* _Given data_
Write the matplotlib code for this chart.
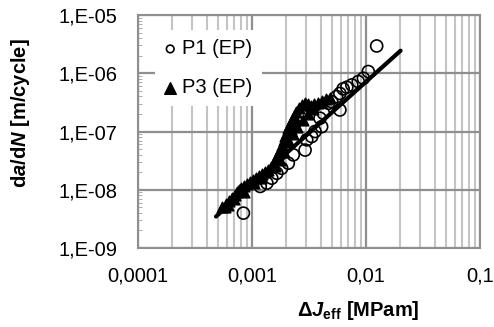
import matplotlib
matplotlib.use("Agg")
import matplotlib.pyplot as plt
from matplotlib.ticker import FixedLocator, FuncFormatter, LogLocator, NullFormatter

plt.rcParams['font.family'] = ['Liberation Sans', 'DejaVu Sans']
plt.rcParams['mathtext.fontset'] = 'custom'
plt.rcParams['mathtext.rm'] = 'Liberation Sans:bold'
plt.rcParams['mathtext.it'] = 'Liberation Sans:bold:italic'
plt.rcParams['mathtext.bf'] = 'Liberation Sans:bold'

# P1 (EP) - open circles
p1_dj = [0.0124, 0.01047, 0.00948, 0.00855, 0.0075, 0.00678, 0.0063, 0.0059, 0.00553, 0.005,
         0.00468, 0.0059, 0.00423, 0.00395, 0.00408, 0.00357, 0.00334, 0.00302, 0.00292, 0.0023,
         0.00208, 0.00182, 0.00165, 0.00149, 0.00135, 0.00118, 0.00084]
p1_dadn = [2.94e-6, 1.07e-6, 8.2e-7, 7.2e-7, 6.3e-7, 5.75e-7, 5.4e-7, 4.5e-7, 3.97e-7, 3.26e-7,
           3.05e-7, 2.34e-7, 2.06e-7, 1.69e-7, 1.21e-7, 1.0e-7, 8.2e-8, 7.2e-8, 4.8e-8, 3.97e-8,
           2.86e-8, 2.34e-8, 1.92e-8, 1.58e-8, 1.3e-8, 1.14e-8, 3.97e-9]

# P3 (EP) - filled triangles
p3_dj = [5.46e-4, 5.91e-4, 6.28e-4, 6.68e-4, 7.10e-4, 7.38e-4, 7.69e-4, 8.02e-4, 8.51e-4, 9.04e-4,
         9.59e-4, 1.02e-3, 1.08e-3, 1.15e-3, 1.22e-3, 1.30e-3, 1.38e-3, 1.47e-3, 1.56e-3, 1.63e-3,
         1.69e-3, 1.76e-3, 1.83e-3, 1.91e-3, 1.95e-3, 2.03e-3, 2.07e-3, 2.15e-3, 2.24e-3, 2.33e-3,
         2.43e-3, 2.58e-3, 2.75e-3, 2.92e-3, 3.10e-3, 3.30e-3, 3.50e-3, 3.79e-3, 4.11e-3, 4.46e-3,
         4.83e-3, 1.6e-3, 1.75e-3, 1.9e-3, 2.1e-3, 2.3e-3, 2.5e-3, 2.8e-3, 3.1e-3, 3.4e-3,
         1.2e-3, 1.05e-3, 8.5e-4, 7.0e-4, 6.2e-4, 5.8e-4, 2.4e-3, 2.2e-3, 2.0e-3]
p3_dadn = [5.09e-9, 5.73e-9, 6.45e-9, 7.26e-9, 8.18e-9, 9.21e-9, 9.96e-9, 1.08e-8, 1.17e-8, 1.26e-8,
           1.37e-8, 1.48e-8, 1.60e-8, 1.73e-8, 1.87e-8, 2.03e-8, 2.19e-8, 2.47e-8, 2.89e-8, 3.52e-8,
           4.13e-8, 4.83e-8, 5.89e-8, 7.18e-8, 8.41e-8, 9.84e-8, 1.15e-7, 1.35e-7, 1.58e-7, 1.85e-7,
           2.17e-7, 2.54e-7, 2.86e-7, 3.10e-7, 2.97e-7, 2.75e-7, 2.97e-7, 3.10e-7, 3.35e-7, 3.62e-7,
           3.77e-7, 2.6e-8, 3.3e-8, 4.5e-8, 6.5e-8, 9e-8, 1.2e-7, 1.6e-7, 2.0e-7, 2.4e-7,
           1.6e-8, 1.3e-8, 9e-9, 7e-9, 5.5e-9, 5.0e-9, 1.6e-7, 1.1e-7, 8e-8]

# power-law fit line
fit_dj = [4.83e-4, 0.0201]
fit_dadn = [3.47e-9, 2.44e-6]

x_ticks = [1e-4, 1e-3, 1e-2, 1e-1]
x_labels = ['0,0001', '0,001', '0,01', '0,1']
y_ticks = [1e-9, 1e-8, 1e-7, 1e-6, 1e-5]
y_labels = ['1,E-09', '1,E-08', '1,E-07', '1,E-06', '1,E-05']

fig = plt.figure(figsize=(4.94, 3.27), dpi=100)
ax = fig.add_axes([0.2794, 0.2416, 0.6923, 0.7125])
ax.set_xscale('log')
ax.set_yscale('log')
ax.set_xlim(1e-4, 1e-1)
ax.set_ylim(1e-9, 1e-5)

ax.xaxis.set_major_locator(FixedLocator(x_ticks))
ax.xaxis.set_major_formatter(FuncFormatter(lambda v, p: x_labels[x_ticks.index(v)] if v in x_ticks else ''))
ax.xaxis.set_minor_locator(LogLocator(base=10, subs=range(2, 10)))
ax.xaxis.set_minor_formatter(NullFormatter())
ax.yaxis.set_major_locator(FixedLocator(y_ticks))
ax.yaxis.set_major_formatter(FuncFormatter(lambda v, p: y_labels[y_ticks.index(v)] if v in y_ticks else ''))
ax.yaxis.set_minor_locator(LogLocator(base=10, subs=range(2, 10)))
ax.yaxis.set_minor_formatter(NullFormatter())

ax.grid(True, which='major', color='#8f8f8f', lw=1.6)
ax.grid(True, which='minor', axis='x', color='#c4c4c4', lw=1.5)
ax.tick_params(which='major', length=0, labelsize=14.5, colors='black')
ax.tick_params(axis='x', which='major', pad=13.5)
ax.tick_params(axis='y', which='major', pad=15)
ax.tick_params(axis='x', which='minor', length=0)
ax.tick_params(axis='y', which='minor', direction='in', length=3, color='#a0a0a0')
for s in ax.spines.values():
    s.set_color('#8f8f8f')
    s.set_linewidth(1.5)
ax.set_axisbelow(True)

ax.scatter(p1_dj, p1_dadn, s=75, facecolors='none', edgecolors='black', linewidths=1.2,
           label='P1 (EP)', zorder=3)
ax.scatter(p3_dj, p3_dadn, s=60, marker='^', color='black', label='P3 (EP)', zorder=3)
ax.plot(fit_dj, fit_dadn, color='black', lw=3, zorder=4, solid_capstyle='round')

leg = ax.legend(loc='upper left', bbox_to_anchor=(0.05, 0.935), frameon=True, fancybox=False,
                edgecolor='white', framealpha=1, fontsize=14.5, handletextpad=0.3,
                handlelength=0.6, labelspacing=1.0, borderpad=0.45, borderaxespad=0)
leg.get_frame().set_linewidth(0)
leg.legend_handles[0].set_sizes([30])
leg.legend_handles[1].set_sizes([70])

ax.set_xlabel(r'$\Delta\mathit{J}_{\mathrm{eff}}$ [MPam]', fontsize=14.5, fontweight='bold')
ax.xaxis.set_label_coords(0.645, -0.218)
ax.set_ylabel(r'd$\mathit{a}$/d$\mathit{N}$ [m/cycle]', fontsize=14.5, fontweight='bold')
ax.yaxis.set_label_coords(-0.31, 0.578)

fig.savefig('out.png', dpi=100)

...

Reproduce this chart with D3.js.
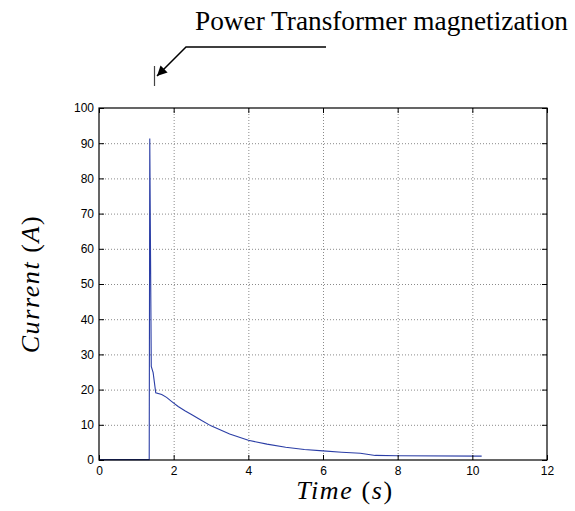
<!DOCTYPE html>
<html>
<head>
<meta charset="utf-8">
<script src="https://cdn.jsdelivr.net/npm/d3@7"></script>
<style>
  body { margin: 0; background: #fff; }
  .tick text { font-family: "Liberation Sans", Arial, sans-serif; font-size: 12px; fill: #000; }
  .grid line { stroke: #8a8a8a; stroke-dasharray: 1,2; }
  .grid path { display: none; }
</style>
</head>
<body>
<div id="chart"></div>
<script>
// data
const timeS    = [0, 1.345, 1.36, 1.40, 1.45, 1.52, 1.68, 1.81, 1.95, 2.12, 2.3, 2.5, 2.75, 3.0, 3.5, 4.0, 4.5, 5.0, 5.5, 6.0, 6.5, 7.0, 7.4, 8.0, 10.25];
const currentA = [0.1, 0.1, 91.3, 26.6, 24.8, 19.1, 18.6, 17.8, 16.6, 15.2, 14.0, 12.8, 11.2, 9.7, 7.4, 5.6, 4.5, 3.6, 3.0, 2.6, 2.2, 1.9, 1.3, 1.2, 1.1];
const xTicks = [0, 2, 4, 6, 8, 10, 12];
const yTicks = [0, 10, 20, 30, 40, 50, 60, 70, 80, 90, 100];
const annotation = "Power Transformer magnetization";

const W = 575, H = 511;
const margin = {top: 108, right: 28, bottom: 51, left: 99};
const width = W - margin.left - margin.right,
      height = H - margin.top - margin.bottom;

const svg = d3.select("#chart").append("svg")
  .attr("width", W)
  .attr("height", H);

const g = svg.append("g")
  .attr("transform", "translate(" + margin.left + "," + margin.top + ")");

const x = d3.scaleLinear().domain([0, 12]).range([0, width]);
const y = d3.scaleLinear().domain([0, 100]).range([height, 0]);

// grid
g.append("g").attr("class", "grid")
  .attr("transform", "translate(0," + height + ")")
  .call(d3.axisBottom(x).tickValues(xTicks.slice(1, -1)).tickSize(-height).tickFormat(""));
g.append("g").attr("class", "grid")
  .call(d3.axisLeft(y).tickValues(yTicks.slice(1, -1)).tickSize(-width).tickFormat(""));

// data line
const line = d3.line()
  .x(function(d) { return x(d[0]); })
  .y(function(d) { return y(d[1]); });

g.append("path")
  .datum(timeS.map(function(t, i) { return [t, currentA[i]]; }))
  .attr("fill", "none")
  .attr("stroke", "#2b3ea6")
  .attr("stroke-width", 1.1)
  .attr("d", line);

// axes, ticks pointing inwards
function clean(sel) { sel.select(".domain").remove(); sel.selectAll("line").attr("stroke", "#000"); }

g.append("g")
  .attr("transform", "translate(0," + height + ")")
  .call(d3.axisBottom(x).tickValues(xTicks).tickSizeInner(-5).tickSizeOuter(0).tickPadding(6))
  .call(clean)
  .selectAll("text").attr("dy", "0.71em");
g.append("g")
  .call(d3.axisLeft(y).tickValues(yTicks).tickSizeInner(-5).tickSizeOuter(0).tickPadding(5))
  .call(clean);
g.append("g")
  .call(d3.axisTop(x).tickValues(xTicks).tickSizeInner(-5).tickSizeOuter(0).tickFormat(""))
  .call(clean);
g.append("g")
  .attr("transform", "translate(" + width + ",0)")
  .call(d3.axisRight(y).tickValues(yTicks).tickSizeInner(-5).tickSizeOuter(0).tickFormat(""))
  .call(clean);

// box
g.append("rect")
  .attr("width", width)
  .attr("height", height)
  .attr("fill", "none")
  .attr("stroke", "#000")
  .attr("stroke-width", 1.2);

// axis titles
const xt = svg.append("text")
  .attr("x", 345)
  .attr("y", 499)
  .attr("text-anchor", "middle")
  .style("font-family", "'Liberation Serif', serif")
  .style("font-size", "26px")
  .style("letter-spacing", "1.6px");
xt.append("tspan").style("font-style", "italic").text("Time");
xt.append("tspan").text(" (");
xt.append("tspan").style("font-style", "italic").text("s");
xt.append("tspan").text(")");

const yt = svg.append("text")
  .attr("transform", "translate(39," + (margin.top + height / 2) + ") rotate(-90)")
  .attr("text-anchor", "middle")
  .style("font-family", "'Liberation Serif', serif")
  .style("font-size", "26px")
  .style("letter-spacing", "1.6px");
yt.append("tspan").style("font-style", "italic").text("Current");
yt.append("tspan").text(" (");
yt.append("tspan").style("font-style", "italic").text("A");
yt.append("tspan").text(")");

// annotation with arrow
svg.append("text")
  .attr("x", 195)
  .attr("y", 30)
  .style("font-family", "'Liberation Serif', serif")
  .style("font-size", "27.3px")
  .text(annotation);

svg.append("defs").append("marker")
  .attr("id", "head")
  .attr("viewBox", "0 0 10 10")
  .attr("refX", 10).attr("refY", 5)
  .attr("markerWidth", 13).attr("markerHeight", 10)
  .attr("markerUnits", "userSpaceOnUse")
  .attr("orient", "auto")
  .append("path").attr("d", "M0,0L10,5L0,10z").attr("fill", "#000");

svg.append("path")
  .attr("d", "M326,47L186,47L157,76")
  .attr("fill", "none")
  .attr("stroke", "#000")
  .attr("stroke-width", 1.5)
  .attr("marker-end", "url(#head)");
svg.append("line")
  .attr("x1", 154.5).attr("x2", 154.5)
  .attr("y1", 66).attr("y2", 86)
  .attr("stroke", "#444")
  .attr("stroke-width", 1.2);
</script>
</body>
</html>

* _Objective_
Every line from the one containing "Write the matplotlib code for this chart." to the one containing "2.86e-8, 2.34e-8, 1.92e-8, 1.58e-8, 1.3e-8, 1.14e-8, 3.97e-9]" should be output exactly, both ends included. Nothing else goes in, and no pictures either.

* _Full solution_
Write the matplotlib code for this chart.
import matplotlib
matplotlib.use("Agg")
import matplotlib.pyplot as plt
from matplotlib.ticker import FixedLocator, FuncFormatter, LogLocator, NullFormatter

plt.rcParams['font.family'] = ['Liberation Sans', 'DejaVu Sans']
plt.rcParams['mathtext.fontset'] = 'custom'
plt.rcParams['mathtext.rm'] = 'Liberation Sans:bold'
plt.rcParams['mathtext.it'] = 'Liberation Sans:bold:italic'
plt.rcParams['mathtext.bf'] = 'Liberation Sans:bold'

# P1 (EP) - open circles
p1_dj = [0.0124, 0.01047, 0.00948, 0.00855, 0.0075, 0.00678, 0.0063, 0.0059, 0.00553, 0.005,
         0.00468, 0.0059, 0.00423, 0.00395, 0.00408, 0.00357, 0.00334, 0.00302, 0.00292, 0.0023,
         0.00208, 0.00182, 0.00165, 0.00149, 0.00135, 0.00118, 0.00084]
p1_dadn = [2.94e-6, 1.07e-6, 8.2e-7, 7.2e-7, 6.3e-7, 5.75e-7, 5.4e-7, 4.5e-7, 3.97e-7, 3.26e-7,
           3.05e-7, 2.34e-7, 2.06e-7, 1.69e-7, 1.21e-7, 1.0e-7, 8.2e-8, 7.2e-8, 4.8e-8, 3.97e-8,
           2.86e-8, 2.34e-8, 1.92e-8, 1.58e-8, 1.3e-8, 1.14e-8, 3.97e-9]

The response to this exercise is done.